===== Available data
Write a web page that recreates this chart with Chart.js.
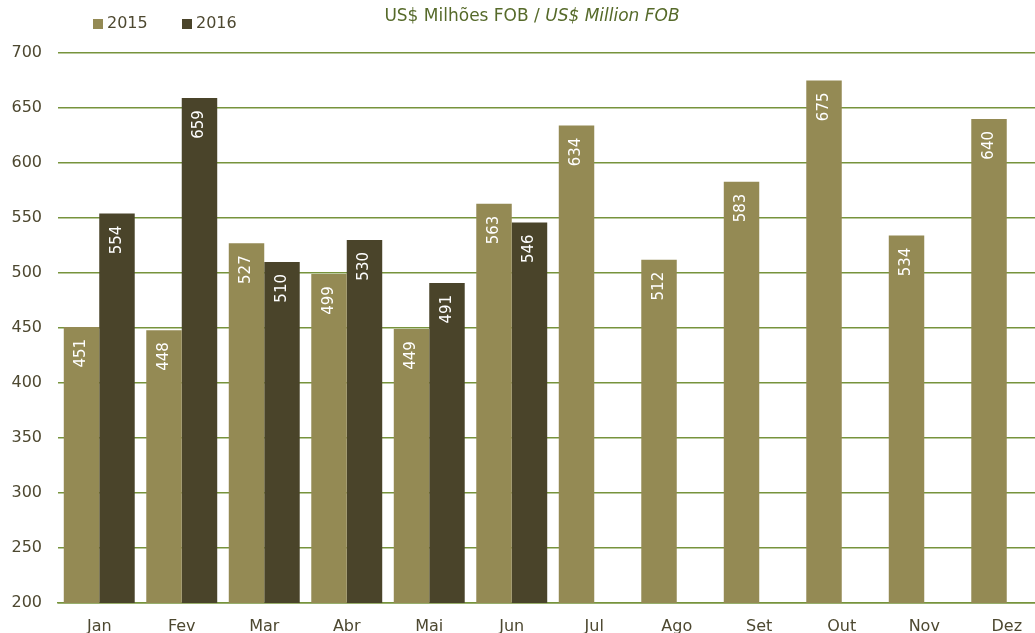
<!DOCTYPE html>
<html>
<head>
<meta charset="utf-8">
<script src="https://cdn.jsdelivr.net/npm/chart.js@4"></script>
<style>
  html, body { margin: 0; padding: 0; background: #fff; overflow: hidden; }
  #wrap { position: relative; width: 1048px; height: 633px; }
</style>
</head>
<body>
<div id="wrap"><canvas id="fobChart"></canvas></div>
<script>
const months = ['Jan', 'Fev', 'Mar', 'Abr', 'Mai', 'Jun', 'Jul', 'Ago', 'Set', 'Out', 'Nov', 'Dez'];
const values2015 = [451, 448, 527, 499, 449, 563, 634, 512, 583, 675, 534, 640];
const values2016 = [554, 659, 510, 530, 491, 546, null, null, null, null, null, null];
const yTicks = [200, 250, 300, 350, 400, 450, 500, 550, 600, 650, 700];

const FONT = '"DejaVu Sans", sans-serif';
const col2015 = '#948a54';
const col2016 = '#4a442a';
const gridCol = '#77933c';
const textCol = '#4d4830';

// value labels, rotated, inside the top of each bar
const barLabels = {
    id: 'barLabels',
    afterDatasetsDraw(chart) {
        const ctx = chart.ctx;
        ctx.save();
        ctx.font = '15px ' + FONT;
        ctx.fillStyle = '#ffffff';
        ctx.textAlign = 'right';
        ctx.textBaseline = 'middle';
        chart.data.datasets.forEach((ds, i) => {
            chart.getDatasetMeta(i).data.forEach((bar, j) => {
                if (ds.data[j] == null) return;
                ctx.save();
                ctx.translate(bar.x, bar.y + 12);
                ctx.rotate(-Math.PI / 2);
                ctx.fillText(String(ds.data[j]), 0, 0);
                ctx.restore();
            });
        });
        ctx.restore();
    }
};

// legend + subtitle at the top
const header = {
    id: 'header',
    afterDraw(chart) {
        const ctx = chart.ctx;
        ctx.save();
        ctx.textBaseline = 'middle';
        ctx.font = '16px ' + FONT;
        ctx.fillStyle = col2015;
        ctx.fillRect(93, 19, 10, 10);
        ctx.fillStyle = textCol;
        ctx.fillText('2015', 107, 24);
        ctx.fillStyle = col2016;
        ctx.fillRect(182, 19, 10, 10);
        ctx.fillStyle = textCol;
        ctx.fillText('2016', 196, 24);

        const a = 'US$ Milhões FOB / ';
        const b = 'US$ Million FOB';
        ctx.font = '17px ' + FONT;
        const wa = ctx.measureText(a).width;
        ctx.font = 'italic 17px ' + FONT;
        const wb = ctx.measureText(b).width;
        let x = 532 - (wa + wb) / 2;
        ctx.fillStyle = '#566a2a';
        ctx.font = '17px ' + FONT;
        ctx.fillText(a, x, 17);
        ctx.font = 'italic 17px ' + FONT;
        ctx.fillText(b, x + wa, 17);
        ctx.restore();
    }
};

new Chart(document.getElementById('fobChart'), {
    type: 'bar',
    data: {
        labels: months,
        datasets: [
            { label: '2015', data: values2015, backgroundColor: col2015 },
            { label: '2016', data: values2016, backgroundColor: col2016 }
        ]
    },
    options: {
        responsive: true,
        maintainAspectRatio: false,
        animation: false,
        categoryPercentage: 0.86,
        barPercentage: 1.0,
        layout: { padding: { top: 53, right: 0, left: 0, bottom: 0 } },
        plugins: { legend: { display: false }, tooltip: { enabled: false } },
        scales: {
            x: {
                grid: { display: false },
                border: { display: true, color: gridCol, width: 1.5 },
                ticks: { color: textCol, font: { family: FONT, size: 16 }, padding: 6 },
                afterFit: s => { s.height = 30; }
            },
            y: {
                min: 200,
                max: 700,
                afterBuildTicks: s => { s.ticks = yTicks.map(v => ({ value: v })); },
                grid: { color: gridCol, lineWidth: 1.5, drawTicks: false },
                border: { display: false },
                ticks: { color: textCol, font: { family: FONT, size: 16 }, padding: 16 },
                afterFit: s => { s.width = 58; }
            }
        }
    },
    plugins: [barLabels, header]
});
</script>
</body>
</html>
==========
Quote, please, every line of the material above from its start through the line that has "const textCol = '#4d4830';", reproducing the words exactly and dropping any images.

Write a web page that recreates this chart with Chart.js.
<!DOCTYPE html>
<html>
<head>
<meta charset="utf-8">
<script src="https://cdn.jsdelivr.net/npm/chart.js@4"></script>
<style>
  html, body { margin: 0; padding: 0; background: #fff; overflow: hidden; }
  #wrap { position: relative; width: 1048px; height: 633px; }
</style>
</head>
<body>
<div id="wrap"><canvas id="fobChart"></canvas></div>
<script>
const months = ['Jan', 'Fev', 'Mar', 'Abr', 'Mai', 'Jun', 'Jul', 'Ago', 'Set', 'Out', 'Nov', 'Dez'];
const values2015 = [451, 448, 527, 499, 449, 563, 634, 512, 583, 675, 534, 640];
const values2016 = [554, 659, 510, 530, 491, 546, null, null, null, null, null, null];
const yTicks = [200, 250, 300, 350, 400, 450, 500, 550, 600, 650, 700];

const FONT = '"DejaVu Sans", sans-serif';
const col2015 = '#948a54';
const col2016 = '#4a442a';
const gridCol = '#77933c';
const textCol = '#4d4830';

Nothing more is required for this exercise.